• _Data for the task_
========================================

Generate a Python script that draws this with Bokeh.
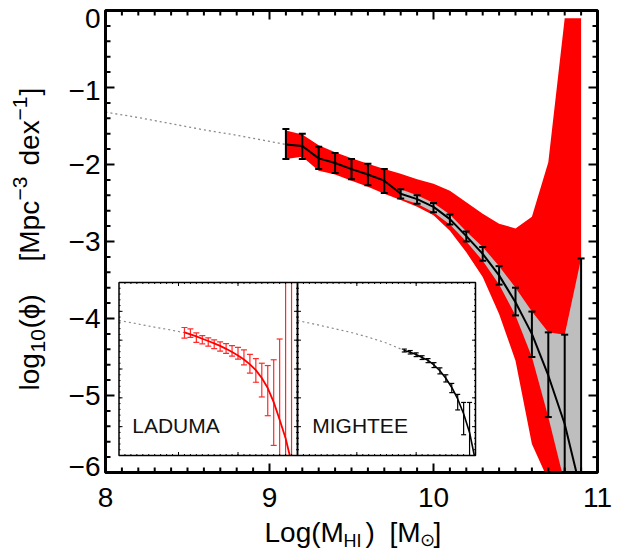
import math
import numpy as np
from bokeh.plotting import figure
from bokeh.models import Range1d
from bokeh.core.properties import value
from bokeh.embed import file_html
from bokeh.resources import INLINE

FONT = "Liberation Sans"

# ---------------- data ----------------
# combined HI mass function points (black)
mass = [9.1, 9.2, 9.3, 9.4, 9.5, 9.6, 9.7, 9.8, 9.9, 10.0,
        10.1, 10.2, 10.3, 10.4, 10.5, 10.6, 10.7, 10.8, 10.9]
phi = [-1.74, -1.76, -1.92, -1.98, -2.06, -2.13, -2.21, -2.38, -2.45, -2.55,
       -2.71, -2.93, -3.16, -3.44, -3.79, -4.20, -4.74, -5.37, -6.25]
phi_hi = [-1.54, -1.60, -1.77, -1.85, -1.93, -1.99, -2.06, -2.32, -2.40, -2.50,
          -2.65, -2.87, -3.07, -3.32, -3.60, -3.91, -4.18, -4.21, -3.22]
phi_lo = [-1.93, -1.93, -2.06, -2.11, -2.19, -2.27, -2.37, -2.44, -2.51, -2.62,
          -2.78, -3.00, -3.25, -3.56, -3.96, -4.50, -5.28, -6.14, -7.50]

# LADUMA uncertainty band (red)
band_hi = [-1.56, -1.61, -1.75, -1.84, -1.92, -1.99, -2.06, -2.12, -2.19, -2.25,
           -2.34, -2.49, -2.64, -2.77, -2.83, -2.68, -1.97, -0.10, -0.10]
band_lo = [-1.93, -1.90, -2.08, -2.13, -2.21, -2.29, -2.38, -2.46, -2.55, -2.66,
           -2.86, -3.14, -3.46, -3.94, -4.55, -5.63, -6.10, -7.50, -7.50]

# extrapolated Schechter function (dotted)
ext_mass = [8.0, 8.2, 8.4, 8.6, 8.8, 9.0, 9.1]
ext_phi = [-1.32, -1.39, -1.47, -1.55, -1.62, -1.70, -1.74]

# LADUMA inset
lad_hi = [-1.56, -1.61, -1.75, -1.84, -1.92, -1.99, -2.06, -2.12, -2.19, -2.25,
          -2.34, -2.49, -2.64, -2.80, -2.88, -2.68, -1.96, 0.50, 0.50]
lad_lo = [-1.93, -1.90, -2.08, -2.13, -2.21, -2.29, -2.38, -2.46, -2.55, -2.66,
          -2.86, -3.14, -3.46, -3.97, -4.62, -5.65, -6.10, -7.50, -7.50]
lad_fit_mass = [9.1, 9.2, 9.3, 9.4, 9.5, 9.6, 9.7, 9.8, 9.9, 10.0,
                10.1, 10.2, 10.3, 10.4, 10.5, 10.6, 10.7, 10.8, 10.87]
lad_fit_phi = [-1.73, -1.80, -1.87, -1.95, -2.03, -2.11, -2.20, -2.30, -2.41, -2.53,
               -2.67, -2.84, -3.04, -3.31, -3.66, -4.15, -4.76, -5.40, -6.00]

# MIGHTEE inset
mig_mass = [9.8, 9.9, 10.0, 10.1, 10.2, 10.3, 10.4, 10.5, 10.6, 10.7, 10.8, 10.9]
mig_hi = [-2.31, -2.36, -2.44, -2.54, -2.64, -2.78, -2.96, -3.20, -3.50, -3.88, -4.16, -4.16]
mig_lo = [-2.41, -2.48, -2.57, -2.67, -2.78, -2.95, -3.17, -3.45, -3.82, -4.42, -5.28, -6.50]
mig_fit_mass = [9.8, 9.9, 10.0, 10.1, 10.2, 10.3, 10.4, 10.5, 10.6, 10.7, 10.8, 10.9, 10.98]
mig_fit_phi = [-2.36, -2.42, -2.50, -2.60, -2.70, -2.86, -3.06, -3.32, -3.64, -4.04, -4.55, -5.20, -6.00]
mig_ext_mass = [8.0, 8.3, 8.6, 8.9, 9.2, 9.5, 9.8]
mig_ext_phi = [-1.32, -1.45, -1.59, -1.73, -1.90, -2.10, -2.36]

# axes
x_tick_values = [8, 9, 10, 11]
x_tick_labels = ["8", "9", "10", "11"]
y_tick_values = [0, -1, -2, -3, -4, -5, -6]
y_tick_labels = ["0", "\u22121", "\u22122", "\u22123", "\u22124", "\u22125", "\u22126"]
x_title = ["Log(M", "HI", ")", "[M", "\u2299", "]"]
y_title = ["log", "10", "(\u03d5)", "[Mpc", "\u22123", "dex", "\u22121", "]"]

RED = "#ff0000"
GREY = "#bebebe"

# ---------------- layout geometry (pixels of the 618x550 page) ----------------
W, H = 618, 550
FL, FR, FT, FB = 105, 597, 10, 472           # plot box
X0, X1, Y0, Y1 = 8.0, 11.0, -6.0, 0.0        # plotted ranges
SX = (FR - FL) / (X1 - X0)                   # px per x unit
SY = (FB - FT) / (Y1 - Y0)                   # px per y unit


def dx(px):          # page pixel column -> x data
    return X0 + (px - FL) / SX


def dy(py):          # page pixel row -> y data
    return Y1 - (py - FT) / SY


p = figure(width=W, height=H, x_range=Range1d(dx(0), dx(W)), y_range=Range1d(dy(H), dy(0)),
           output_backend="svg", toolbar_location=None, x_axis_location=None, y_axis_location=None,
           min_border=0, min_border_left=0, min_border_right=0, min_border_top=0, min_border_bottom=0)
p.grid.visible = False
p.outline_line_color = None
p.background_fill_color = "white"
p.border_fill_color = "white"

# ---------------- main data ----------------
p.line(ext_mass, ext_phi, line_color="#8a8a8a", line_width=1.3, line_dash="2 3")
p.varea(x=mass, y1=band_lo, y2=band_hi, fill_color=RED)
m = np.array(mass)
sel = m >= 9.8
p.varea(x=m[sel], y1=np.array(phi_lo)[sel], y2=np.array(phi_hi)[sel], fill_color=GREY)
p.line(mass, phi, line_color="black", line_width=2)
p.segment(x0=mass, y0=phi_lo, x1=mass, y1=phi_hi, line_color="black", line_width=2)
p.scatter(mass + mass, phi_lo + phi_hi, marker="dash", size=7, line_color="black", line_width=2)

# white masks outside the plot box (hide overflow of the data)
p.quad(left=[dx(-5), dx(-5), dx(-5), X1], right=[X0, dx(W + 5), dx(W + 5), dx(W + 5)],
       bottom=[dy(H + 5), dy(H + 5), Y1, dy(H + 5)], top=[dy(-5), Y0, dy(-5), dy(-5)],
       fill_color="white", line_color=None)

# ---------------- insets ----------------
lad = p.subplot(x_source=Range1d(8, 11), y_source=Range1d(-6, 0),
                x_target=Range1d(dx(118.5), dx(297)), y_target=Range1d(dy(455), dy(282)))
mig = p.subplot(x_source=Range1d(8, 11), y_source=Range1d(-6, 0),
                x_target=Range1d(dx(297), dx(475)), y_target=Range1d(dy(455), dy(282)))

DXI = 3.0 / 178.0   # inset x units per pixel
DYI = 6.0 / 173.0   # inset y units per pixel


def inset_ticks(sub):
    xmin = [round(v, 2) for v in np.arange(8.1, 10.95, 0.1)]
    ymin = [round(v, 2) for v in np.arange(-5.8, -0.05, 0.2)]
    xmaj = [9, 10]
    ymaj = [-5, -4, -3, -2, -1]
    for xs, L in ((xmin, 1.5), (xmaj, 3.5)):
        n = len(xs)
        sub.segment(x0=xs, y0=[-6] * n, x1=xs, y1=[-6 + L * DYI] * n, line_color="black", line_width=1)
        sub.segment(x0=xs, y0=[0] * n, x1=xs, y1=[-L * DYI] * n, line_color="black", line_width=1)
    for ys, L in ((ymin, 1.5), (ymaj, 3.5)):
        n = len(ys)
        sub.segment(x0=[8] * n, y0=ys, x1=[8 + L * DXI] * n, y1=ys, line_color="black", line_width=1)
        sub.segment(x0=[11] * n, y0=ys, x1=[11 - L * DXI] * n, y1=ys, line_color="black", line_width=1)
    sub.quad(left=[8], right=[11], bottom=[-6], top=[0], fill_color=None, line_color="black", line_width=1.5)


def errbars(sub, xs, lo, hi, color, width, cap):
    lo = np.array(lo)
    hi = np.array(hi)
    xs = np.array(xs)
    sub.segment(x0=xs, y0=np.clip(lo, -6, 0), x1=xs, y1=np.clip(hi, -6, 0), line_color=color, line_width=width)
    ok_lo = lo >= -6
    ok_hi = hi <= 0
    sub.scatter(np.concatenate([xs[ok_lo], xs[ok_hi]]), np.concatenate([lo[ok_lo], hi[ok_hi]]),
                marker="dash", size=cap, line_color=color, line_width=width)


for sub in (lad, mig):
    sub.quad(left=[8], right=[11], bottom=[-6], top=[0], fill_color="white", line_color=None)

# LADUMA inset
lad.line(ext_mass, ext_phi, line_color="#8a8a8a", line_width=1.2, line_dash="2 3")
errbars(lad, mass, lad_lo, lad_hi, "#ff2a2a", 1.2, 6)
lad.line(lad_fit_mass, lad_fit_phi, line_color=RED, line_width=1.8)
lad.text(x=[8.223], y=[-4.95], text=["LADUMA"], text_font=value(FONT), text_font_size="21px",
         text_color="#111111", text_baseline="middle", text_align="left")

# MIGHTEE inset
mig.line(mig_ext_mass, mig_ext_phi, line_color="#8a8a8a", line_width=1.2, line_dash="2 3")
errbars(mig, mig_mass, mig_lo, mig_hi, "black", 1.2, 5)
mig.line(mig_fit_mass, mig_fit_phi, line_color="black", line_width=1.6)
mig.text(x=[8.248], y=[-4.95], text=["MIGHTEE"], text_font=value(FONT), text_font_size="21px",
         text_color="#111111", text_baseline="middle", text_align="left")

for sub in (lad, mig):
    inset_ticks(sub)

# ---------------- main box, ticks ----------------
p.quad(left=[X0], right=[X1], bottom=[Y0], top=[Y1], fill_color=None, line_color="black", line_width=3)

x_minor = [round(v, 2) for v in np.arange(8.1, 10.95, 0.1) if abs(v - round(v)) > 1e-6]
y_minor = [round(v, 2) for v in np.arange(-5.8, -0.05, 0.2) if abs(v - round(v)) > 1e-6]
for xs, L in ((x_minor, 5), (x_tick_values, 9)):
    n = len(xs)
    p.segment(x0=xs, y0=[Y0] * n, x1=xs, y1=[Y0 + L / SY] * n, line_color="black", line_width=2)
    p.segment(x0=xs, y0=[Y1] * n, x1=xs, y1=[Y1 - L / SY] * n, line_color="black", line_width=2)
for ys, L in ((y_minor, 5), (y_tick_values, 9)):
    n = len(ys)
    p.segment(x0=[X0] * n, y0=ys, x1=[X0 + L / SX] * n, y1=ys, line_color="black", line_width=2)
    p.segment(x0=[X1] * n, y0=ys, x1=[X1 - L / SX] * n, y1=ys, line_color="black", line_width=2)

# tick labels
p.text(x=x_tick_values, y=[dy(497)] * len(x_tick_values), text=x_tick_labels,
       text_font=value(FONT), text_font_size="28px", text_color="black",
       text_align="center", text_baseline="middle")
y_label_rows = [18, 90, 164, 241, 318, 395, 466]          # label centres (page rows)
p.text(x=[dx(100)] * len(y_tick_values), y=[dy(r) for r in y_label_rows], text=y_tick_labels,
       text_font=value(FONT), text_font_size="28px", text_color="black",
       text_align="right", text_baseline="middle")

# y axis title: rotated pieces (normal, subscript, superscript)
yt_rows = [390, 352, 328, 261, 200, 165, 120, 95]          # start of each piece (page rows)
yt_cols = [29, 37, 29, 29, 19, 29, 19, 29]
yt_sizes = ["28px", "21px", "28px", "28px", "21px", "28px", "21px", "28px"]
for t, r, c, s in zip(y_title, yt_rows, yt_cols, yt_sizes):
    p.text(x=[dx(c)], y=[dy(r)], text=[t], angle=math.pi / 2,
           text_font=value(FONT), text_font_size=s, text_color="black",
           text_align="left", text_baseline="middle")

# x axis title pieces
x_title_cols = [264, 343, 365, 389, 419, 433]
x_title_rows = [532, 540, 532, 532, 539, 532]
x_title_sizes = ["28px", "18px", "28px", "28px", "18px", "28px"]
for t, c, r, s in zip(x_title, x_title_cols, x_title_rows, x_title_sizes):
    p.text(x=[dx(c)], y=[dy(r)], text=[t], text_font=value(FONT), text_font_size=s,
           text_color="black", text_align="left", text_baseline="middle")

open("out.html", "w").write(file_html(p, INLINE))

========================================

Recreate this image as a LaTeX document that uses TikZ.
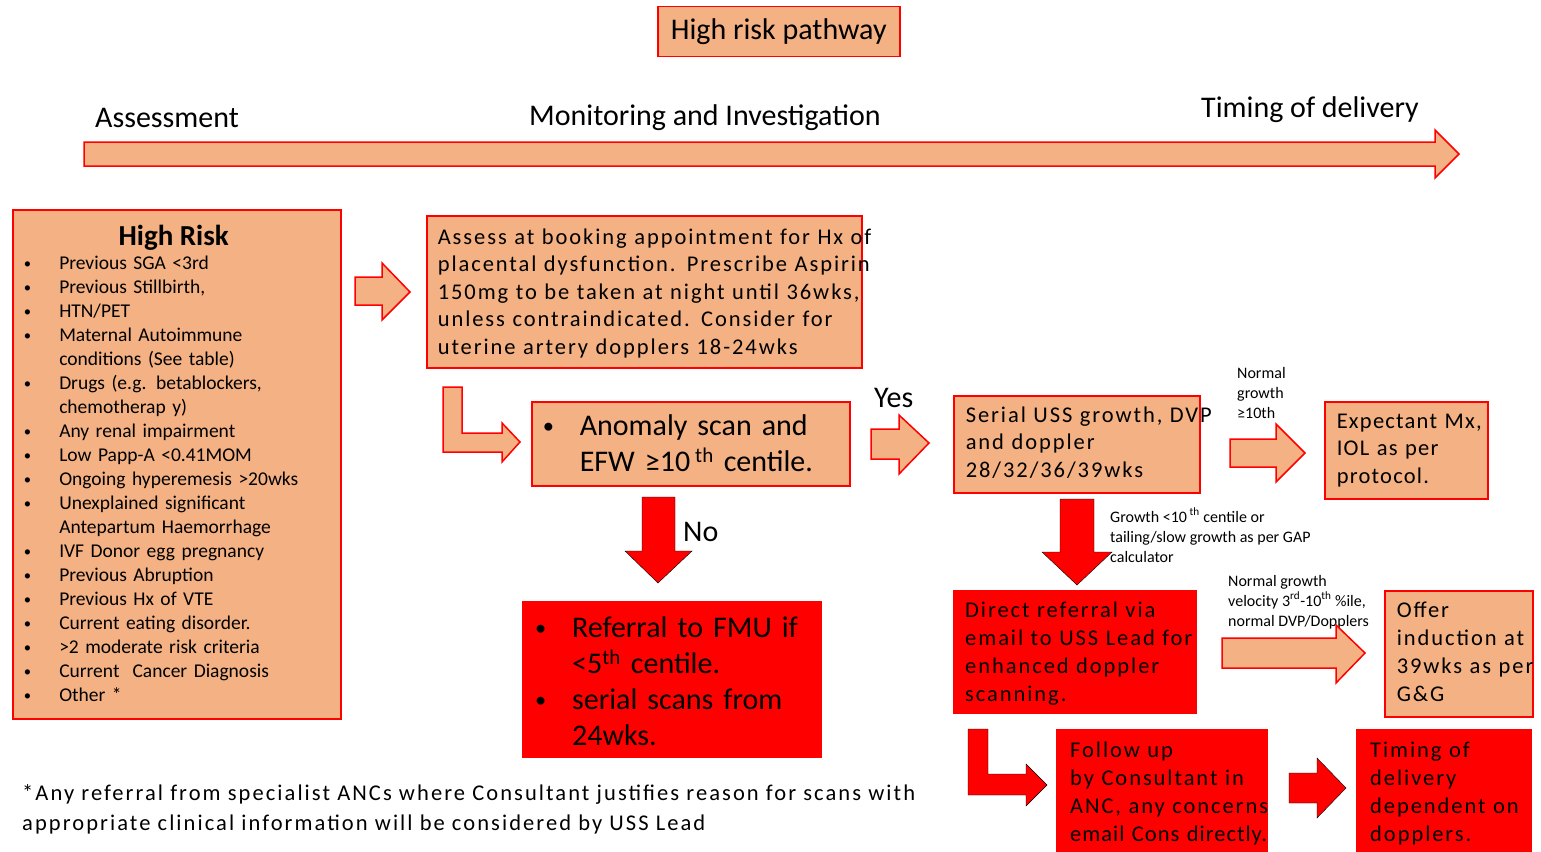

========================================

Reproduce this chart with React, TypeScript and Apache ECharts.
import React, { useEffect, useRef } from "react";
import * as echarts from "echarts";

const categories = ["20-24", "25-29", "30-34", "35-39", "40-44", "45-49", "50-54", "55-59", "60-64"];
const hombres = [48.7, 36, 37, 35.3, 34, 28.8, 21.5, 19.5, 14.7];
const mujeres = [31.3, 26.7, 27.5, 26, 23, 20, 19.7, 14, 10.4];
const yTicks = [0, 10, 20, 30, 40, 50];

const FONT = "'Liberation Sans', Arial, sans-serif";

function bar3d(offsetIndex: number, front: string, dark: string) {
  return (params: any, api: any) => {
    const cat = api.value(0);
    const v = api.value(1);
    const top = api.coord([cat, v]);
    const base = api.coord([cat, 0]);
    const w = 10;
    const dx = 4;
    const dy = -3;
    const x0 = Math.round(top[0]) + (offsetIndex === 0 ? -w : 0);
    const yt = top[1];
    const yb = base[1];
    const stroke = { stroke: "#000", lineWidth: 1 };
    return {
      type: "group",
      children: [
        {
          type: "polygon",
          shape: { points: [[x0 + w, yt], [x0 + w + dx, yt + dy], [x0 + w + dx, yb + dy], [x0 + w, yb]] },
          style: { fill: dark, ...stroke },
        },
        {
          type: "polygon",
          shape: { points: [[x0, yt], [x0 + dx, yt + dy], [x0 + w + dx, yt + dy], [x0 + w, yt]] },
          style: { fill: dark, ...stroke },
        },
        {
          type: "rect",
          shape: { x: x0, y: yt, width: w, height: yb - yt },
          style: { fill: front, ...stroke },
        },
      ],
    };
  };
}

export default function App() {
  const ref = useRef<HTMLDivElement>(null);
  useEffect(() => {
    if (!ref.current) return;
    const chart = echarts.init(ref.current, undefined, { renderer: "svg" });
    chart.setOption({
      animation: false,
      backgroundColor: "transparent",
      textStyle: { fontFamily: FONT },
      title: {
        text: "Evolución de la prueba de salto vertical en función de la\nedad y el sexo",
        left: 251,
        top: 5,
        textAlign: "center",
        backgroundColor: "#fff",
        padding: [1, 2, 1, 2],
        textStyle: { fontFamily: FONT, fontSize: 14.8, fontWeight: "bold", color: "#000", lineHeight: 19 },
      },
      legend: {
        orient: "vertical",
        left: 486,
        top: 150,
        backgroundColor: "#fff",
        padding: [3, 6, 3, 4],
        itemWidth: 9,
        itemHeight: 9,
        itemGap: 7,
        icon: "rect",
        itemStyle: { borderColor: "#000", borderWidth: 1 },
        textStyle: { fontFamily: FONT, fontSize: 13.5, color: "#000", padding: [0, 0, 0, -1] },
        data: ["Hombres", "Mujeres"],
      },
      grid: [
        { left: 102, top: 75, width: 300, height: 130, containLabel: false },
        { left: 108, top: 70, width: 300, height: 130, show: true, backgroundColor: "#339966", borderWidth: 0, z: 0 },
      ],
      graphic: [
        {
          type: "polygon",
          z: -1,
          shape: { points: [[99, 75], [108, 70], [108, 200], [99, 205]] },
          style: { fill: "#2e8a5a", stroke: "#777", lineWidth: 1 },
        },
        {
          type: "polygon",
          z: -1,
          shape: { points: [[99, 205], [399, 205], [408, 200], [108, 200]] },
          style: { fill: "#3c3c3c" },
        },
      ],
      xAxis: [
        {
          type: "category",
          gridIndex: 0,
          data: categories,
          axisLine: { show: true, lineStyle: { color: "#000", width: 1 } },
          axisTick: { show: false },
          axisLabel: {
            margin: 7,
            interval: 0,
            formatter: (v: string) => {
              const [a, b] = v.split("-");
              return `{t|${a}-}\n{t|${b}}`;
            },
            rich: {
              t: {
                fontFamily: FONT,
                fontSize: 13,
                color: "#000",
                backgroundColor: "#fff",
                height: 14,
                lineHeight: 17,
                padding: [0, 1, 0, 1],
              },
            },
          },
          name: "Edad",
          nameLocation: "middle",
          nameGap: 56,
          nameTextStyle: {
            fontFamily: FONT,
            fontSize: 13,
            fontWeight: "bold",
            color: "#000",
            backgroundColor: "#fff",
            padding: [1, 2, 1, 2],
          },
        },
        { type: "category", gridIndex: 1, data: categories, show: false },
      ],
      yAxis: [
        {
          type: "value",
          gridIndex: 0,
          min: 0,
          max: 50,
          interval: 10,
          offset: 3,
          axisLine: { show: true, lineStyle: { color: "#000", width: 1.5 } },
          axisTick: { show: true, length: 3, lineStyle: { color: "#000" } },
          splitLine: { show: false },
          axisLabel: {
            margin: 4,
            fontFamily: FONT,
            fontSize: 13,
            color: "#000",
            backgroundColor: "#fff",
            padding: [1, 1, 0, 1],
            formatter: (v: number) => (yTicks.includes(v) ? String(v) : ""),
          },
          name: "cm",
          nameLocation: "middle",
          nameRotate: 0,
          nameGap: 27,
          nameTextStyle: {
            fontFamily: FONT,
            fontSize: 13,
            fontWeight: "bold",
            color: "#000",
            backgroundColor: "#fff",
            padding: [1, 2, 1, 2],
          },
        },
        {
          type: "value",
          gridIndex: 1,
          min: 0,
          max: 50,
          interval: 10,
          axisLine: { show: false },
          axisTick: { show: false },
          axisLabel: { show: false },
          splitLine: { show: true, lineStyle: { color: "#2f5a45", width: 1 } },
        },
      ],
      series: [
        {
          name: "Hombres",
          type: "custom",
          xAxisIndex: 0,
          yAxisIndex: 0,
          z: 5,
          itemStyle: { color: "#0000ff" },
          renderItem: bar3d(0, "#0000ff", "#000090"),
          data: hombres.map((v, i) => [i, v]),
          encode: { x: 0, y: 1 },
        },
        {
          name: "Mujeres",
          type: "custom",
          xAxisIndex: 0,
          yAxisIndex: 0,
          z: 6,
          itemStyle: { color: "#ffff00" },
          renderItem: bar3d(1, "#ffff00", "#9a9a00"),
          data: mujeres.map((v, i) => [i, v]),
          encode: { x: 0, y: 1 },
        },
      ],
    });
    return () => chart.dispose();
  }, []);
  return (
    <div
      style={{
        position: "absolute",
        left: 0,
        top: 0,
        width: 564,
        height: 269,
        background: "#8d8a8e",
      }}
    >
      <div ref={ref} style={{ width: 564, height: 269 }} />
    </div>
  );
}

========================================

• _Task instructions_
Above are the records. Print exactly the lines from the one containing "Generate a Python" to the one containing "ext_phi = [-1.32, -1.39, -1.47, -1.55, -1.62, -1.70, -1.74]", both included, and nothing else; pictures are excluded.

• _Answer for this exercise_
Generate a Python script that draws this with Bokeh.
import math
import numpy as np
from bokeh.plotting import figure
from bokeh.models import Range1d
from bokeh.core.properties import value
from bokeh.embed import file_html
from bokeh.resources import INLINE

FONT = "Liberation Sans"

# ---------------- data ----------------
# combined HI mass function points (black)
mass = [9.1, 9.2, 9.3, 9.4, 9.5, 9.6, 9.7, 9.8, 9.9, 10.0,
        10.1, 10.2, 10.3, 10.4, 10.5, 10.6, 10.7, 10.8, 10.9]
phi = [-1.74, -1.76, -1.92, -1.98, -2.06, -2.13, -2.21, -2.38, -2.45, -2.55,
       -2.71, -2.93, -3.16, -3.44, -3.79, -4.20, -4.74, -5.37, -6.25]
phi_hi = [-1.54, -1.60, -1.77, -1.85, -1.93, -1.99, -2.06, -2.32, -2.40, -2.50,
          -2.65, -2.87, -3.07, -3.32, -3.60, -3.91, -4.18, -4.21, -3.22]
phi_lo = [-1.93, -1.93, -2.06, -2.11, -2.19, -2.27, -2.37, -2.44, -2.51, -2.62,
          -2.78, -3.00, -3.25, -3.56, -3.96, -4.50, -5.28, -6.14, -7.50]

# LADUMA uncertainty band (red)
band_hi = [-1.56, -1.61, -1.75, -1.84, -1.92, -1.99, -2.06, -2.12, -2.19, -2.25,
           -2.34, -2.49, -2.64, -2.77, -2.83, -2.68, -1.97, -0.10, -0.10]
band_lo = [-1.93, -1.90, -2.08, -2.13, -2.21, -2.29, -2.38, -2.46, -2.55, -2.66,
           -2.86, -3.14, -3.46, -3.94, -4.55, -5.63, -6.10, -7.50, -7.50]

# extrapolated Schechter function (dotted)
ext_mass = [8.0, 8.2, 8.4, 8.6, 8.8, 9.0, 9.1]
ext_phi = [-1.32, -1.39, -1.47, -1.55, -1.62, -1.70, -1.74]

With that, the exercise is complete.